In the entries below, find the line containing "What Plotly code" and the line containing "import plotly.graph_objects as go". Copy those two lines and everything between them exactly, without the pictures.

[BEGIN Records for the exercise]

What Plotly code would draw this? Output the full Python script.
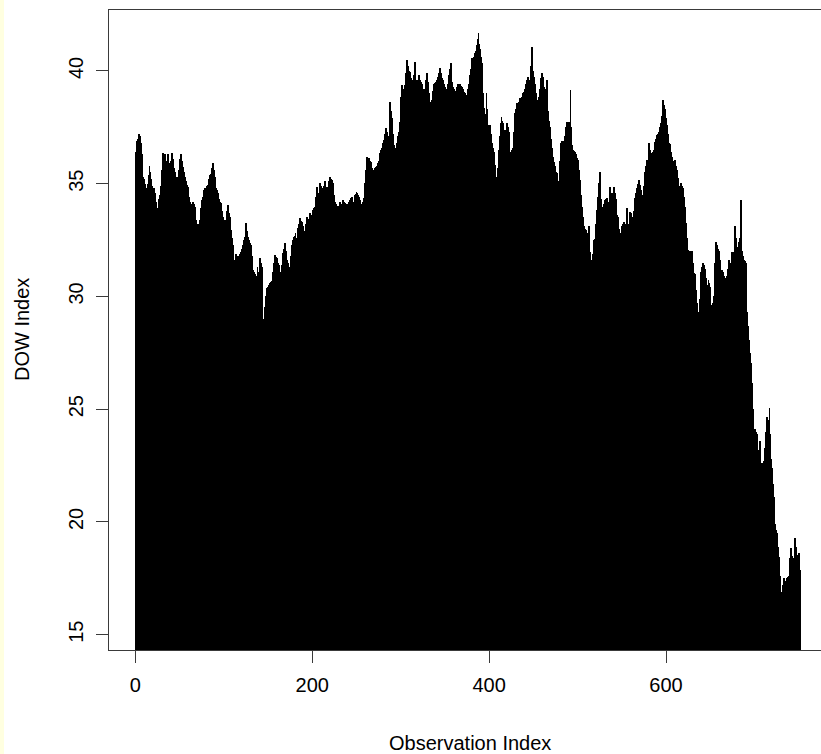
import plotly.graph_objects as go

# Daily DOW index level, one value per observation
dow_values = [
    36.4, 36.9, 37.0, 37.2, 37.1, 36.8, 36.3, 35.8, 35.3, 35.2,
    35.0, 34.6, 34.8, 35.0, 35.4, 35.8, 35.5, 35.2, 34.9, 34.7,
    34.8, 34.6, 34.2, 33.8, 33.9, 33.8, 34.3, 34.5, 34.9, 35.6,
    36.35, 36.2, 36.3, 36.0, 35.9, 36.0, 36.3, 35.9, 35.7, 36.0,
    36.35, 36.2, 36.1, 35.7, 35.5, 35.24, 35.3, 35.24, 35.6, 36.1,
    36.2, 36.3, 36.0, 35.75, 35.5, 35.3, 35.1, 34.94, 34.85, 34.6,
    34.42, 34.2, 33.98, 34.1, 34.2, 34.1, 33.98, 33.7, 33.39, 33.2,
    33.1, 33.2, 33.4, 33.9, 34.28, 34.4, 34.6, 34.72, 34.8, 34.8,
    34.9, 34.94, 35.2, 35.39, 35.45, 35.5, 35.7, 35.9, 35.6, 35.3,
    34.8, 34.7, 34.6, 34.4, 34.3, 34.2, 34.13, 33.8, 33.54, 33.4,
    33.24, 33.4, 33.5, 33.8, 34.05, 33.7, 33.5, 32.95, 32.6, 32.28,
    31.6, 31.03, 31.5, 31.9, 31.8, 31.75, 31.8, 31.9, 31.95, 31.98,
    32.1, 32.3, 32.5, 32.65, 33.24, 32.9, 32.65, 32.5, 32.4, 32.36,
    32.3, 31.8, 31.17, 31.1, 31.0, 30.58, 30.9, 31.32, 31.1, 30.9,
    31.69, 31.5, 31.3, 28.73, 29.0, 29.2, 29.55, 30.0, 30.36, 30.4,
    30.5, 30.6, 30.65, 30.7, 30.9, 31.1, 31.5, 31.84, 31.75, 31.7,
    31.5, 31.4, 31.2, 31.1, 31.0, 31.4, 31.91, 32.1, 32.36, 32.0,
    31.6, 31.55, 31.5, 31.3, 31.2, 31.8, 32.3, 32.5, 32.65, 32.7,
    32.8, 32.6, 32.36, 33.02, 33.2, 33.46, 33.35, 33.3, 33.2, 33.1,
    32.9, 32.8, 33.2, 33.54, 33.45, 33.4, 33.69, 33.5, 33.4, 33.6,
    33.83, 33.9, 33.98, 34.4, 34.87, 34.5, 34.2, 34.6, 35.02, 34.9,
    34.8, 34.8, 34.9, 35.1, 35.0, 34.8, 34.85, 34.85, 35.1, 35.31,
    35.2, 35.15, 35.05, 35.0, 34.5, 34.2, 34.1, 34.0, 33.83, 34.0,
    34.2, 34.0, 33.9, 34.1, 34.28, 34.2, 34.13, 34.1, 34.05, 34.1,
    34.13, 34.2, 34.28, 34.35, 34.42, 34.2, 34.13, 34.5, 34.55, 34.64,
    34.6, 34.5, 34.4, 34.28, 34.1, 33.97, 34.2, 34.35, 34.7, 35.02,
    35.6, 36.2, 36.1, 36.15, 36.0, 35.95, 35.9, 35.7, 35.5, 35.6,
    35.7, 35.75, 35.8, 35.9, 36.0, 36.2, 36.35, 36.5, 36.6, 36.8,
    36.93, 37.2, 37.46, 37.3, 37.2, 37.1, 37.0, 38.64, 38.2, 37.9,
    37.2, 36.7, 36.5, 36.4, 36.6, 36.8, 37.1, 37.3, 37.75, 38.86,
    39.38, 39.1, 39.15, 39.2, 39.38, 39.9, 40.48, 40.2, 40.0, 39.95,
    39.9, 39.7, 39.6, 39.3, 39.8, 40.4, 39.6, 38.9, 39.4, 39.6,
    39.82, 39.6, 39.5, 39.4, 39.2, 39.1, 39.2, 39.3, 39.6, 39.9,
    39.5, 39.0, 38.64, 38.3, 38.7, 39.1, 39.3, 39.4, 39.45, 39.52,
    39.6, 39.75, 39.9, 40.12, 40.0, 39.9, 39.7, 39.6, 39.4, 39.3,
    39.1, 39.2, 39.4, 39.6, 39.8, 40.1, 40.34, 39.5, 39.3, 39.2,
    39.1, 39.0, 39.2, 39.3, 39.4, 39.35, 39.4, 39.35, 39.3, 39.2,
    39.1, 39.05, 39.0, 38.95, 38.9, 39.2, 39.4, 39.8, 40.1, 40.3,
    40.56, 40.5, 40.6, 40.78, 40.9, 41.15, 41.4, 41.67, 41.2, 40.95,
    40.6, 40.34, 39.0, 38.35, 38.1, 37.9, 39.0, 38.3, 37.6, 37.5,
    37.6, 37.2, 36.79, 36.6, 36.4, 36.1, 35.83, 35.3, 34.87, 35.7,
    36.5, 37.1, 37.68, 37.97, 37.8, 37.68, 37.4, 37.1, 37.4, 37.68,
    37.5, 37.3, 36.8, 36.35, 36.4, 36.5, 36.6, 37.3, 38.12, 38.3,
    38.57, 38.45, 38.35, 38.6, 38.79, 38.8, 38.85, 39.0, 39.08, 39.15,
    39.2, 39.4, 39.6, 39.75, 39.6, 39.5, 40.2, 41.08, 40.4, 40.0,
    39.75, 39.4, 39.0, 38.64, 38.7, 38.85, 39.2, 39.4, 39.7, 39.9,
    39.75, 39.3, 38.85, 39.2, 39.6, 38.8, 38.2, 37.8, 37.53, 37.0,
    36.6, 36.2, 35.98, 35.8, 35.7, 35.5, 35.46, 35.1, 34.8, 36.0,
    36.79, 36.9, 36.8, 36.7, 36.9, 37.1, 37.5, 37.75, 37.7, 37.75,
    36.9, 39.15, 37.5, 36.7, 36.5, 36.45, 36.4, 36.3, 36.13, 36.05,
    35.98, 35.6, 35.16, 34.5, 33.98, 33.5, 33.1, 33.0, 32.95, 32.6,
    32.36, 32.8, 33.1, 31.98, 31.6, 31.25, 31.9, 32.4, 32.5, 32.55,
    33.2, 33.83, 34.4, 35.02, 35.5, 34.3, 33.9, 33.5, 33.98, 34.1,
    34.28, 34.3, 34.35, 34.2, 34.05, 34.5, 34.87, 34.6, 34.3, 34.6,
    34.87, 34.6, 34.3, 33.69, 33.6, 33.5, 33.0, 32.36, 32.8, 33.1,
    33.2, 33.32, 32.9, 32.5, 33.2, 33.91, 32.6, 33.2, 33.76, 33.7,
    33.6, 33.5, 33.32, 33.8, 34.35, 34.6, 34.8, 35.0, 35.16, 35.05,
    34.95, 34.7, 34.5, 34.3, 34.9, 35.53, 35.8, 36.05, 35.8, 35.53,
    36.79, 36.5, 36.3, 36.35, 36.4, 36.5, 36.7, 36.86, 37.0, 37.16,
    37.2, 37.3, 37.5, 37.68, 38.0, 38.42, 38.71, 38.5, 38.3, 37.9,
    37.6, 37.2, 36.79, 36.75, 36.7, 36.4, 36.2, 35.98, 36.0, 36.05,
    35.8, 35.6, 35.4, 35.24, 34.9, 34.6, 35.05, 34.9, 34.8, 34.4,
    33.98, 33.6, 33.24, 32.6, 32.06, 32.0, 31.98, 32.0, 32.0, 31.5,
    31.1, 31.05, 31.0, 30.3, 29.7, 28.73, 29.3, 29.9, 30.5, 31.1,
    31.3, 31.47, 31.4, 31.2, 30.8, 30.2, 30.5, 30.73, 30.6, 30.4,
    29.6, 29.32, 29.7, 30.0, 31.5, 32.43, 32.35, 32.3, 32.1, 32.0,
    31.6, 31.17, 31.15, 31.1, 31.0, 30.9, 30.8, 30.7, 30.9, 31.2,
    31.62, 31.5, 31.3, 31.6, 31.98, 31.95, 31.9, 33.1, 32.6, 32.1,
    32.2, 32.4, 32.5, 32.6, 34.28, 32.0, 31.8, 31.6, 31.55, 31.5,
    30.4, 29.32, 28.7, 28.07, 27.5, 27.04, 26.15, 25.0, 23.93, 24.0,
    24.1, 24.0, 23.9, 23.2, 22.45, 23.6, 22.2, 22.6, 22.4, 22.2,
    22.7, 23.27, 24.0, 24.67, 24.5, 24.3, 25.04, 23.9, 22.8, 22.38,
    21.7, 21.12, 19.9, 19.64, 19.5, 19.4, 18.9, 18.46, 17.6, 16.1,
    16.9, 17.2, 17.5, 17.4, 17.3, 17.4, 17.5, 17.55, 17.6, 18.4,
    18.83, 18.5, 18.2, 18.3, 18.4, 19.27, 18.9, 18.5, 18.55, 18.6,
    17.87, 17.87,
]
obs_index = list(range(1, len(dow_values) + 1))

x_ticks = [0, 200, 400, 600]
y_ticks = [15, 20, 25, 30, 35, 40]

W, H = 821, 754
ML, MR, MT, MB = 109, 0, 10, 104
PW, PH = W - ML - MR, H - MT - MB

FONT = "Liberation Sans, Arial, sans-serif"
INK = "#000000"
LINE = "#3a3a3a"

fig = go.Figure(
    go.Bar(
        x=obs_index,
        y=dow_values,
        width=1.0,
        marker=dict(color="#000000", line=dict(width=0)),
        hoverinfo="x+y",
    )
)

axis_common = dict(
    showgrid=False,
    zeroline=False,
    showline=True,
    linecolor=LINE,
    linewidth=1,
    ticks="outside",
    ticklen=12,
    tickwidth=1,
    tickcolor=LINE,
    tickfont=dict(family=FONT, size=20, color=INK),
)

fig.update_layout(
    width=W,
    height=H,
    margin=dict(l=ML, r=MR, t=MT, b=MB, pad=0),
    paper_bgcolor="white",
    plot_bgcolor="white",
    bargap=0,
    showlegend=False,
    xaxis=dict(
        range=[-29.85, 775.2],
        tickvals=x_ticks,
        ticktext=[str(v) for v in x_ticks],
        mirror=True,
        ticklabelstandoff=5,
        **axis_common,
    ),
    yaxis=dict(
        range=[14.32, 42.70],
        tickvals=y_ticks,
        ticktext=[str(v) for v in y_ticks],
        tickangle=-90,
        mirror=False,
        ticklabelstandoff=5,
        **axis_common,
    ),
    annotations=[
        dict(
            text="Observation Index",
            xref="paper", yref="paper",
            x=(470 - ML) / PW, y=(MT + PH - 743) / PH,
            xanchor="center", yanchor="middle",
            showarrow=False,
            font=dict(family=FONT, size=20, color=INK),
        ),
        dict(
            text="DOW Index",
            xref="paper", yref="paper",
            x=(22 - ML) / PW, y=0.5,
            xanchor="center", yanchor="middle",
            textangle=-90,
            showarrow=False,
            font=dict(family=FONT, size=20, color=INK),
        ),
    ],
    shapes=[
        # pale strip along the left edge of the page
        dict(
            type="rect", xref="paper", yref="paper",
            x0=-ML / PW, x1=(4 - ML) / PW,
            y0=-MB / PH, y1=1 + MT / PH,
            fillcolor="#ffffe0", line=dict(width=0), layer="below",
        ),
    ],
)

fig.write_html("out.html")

[END Records for the exercise]
[BEGIN Records for the exercise]

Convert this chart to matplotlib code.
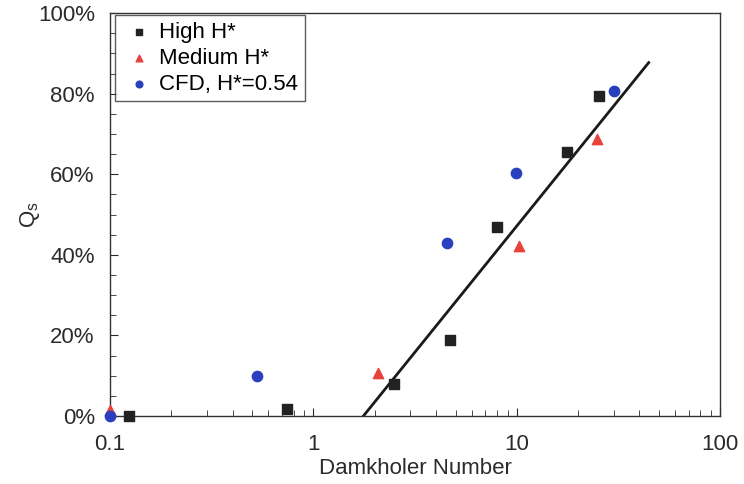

[END Records for the exercise]

Response to the exercise:
What Plotly code would draw this? Output the full Python script.
import plotly.graph_objects as go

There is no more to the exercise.